The longest wavelength of light that can be used for the ionisation of lithium atom (Li) in its ground state is ` x xx 10^(-8)` m . The value of x is _________. (Nearest Integer)
(Given : Energy of the electron in the first shell of the hydorgen atom is `-2.2 xx10^(-18) J h = 6.63 xx 10^(-34) Js and c = 3 xx 10^(8)ms^(-1)`)
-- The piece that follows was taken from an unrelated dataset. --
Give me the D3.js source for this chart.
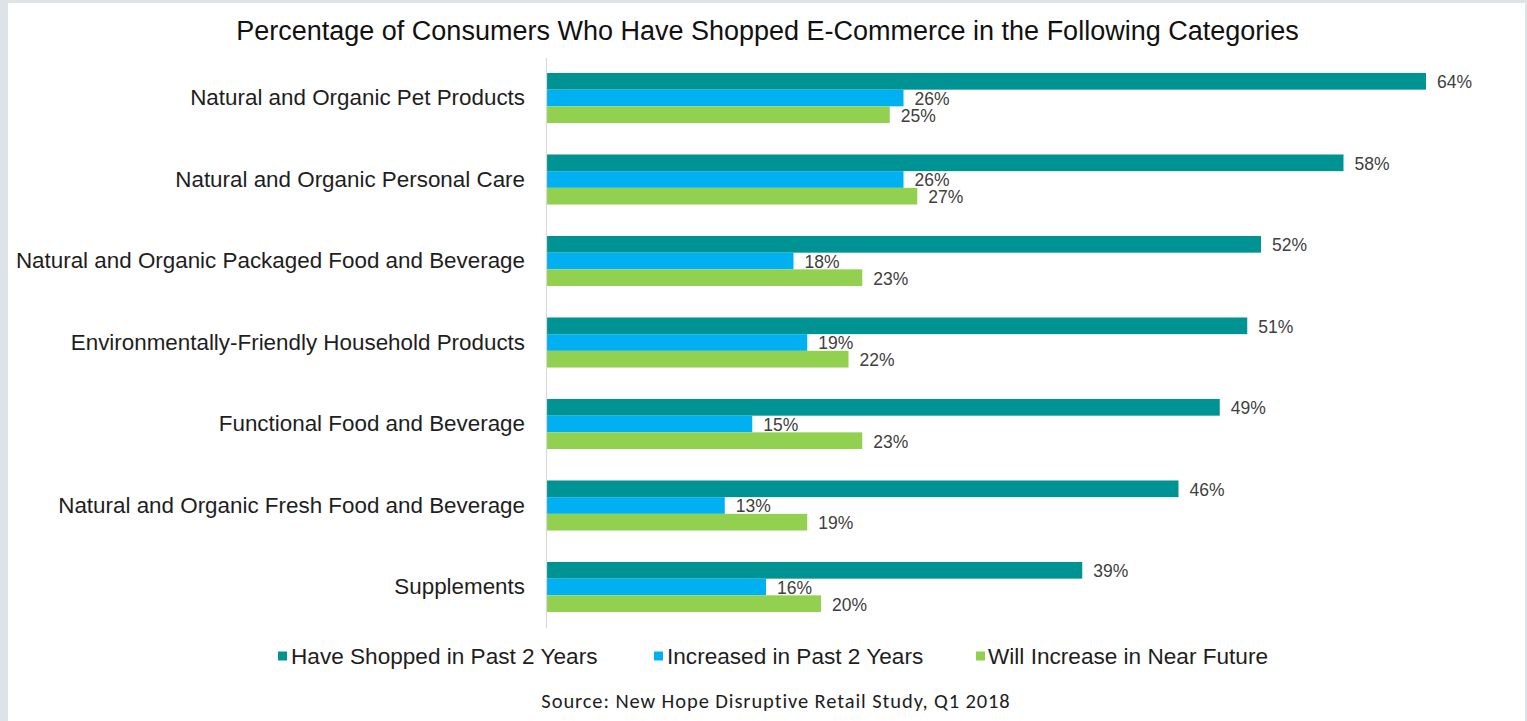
<!DOCTYPE html>
<html>
<head>
<meta charset="utf-8">
<script src="https://cdn.jsdelivr.net/npm/d3@7"></script>
<style>
  html, body { margin: 0; padding: 0; background: #dde3e7; }
  svg { display: block; }
</style>
</head>
<body>
<svg id="chart" width="1527" height="721"></svg>
<script>
// Survey categories, top to bottom
const categories = [
  "Natural and Organic Pet Products",
  "Natural and Organic Personal Care",
  "Natural and Organic Packaged Food and Beverage",
  "Environmentally-Friendly Household Products",
  "Functional Food and Beverage",
  "Natural and Organic Fresh Food and Beverage",
  "Supplements"
];

const seriesNames = [
  "Have Shopped in Past 2 Years",
  "Increased in Past 2 Years",
  "Will Increase in Near Future"
];

// Percent values per series, in category order
const haveShopped = [64, 58, 52, 51, 49, 46, 39];
const increased   = [26, 26, 18, 19, 15, 13, 16];
const willIncrease = [25, 27, 23, 22, 23, 19, 20];

const seriesColors = ["#009393", "#00b0f0", "#92d050"];

const titleText = "Percentage of Consumers Who Have Shopped E-Commerce in the Following Categories";
const sourceText = "Source: New Hope Disruptive Retail Study, Q1 2018";

const seriesValues = [haveShopped, increased, willIncrease];

const svg = d3.select("#chart");
const sans = "Liberation Sans, Arial, sans-serif";

// white panel
svg.append("rect")
  .attr("x", 8).attr("y", 3)
  .attr("width", 1517).attr("height", 718)
  .attr("fill", "#ffffff");

const x = d3.scaleLinear().domain([0, 70]).range([546, 1508.5]);

const y = d3.scaleBand()
  .domain(categories)
  .range([57.25, 627.75])
  .paddingInner(0.386)
  .paddingOuter(0.193);

const ySub = d3.scaleBand()
  .domain(d3.range(seriesNames.length))
  .range([0, y.bandwidth()]);

// title
svg.append("text")
  .attr("x", 767.5).attr("y", 31)
  .attr("text-anchor", "middle")
  .attr("dominant-baseline", "central")
  .attr("font-family", sans)
  .attr("font-size", 27)
  .attr("fill", "#111")
  .text(titleText);

// bars
const groups = svg.append("g").selectAll("g")
  .data(categories)
  .join("g")
  .attr("transform", d => `translate(0,${y(d)})`);

groups.selectAll("rect")
  .data((c, i) => seriesValues.map((vals, s) => ({ s, v: vals[i] })))
  .join("rect")
  .attr("x", x(0))
  .attr("y", d => ySub(d.s))
  .attr("width", d => x(d.v) - x(0))
  .attr("height", ySub.bandwidth())
  .attr("fill", d => seriesColors[d.s]);

// value labels to the right of each bar
groups.selectAll("text")
  .data((c, i) => seriesValues.map((vals, s) => ({ s, v: vals[i] })))
  .join("text")
  .attr("x", d => x(d.v) + 11)
  .attr("y", d => ySub(d.s) + ySub.bandwidth() / 2 + 1)
  .attr("dominant-baseline", "central")
  .attr("font-family", sans)
  .attr("font-size", 17.5)
  .attr("fill", "#404040")
  .text(d => d.v + "%");

// vertical category axis
const yAxis = d3.axisLeft(y).tickSize(0).tickPadding(21);
const axisG = svg.append("g")
  .attr("transform", `translate(${x(0)},0)`)
  .call(yAxis);
axisG.select(".domain").attr("stroke", "#d9d9d9").attr("stroke-width", 1.2);
axisG.selectAll(".tick text")
  .attr("font-family", sans)
  .attr("font-size", 22.4)
  .attr("fill", "#1e1e1e");

// legend
const legendItems = [
  { marker: 278, text: 291 },
  { marker: 654, text: 667 },
  { marker: 976, text: 988 }
];
const legend = svg.append("g");
legendItems.forEach((p, i) => {
  legend.append("rect")
    .attr("x", p.marker).attr("y", 651.5)
    .attr("width", 9).attr("height", 9)
    .attr("fill", seriesColors[i]);
  legend.append("text")
    .attr("x", p.text).attr("y", 656)
    .attr("dominant-baseline", "central")
    .attr("font-family", sans)
    .attr("font-size", 22.6)
    .attr("fill", "#1e1e1e")
    .text(seriesNames[i]);
});

// source note
svg.append("text")
  .attr("x", 776).attr("y", 701)
  .attr("text-anchor", "middle")
  .attr("dominant-baseline", "central")
  .attr("font-family", "Carlito, Calibri, Lato, sans-serif")
  .attr("font-size", 20.5)
  .attr("letter-spacing", 0.9)
  .attr("fill", "#1e1e1e")
  .text(sourceText);
</script>
</body>
</html>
To find the longest wavelength of light that can be used for the ionization of a lithium atom (Li) in its ground state, we need to follow these steps: 1. **Determine the energy required for ionization:** The energy of an electron in the first shell of a hydrogen atom is given as \( -2.2 \times 10^{-18} \) J. For lithium, which has an atomic number \( Z = 3 \), the energy in the ground state can be calculated using the formula: \[ E_{\text{Li}} = E_{\text{H}} \times \frac{Z^2}{n^2} \] Here, \( E_{\text{H}} \) is the energy of the electron in the hydrogen atom, \( Z \) is the atomic number of lithium, and \( n \) is the principal quantum number of the electron in the ground state. For lithium, \( n = 1 \). \[ E_{\text{Li}} = -2.2 \times 10^{-18} \times \frac{3^2}{1^2} = -2.2 \times 10^{-18} \times 9 = -19.8 \times 10^{-18} \text{ J} \] 2. **Relate the energy to the wavelength:** The energy of a photon is related to its wavelength by the equation: \[ E = \frac{hc}{\lambda} \] Where \( h \) is Planck's constant (\( 6.63 \times 10^{-34} \) Js), \( c \) is the speed of light (\( 3 \times 10^8 \) m/s), and \( \lambda \) is the wavelength. Rearranging for \( \lambda \): \[ \lambda = \frac{hc}{E} \] 3. **Calculate the wavelength:** Substitute the values into the equation: \[ \lambda = \frac{6.63 \times 10^{-34} \times 3 \times 10^8}{19.8 \times 10^{-18}} \] Simplify the expression: \[ \lambda = \frac{19.89 \times 10^{-26}}{19.8 \times 10^{-18}} = 1.005 \times 10^{-8} \text{ m} \] Since we need the value of \( x \) in \( x \times 10^{-8} \) m, we approximate \( x \) to the nearest integer: \[ x \approx 1 \] Therefore, the value of \( x \) is \( 1 \).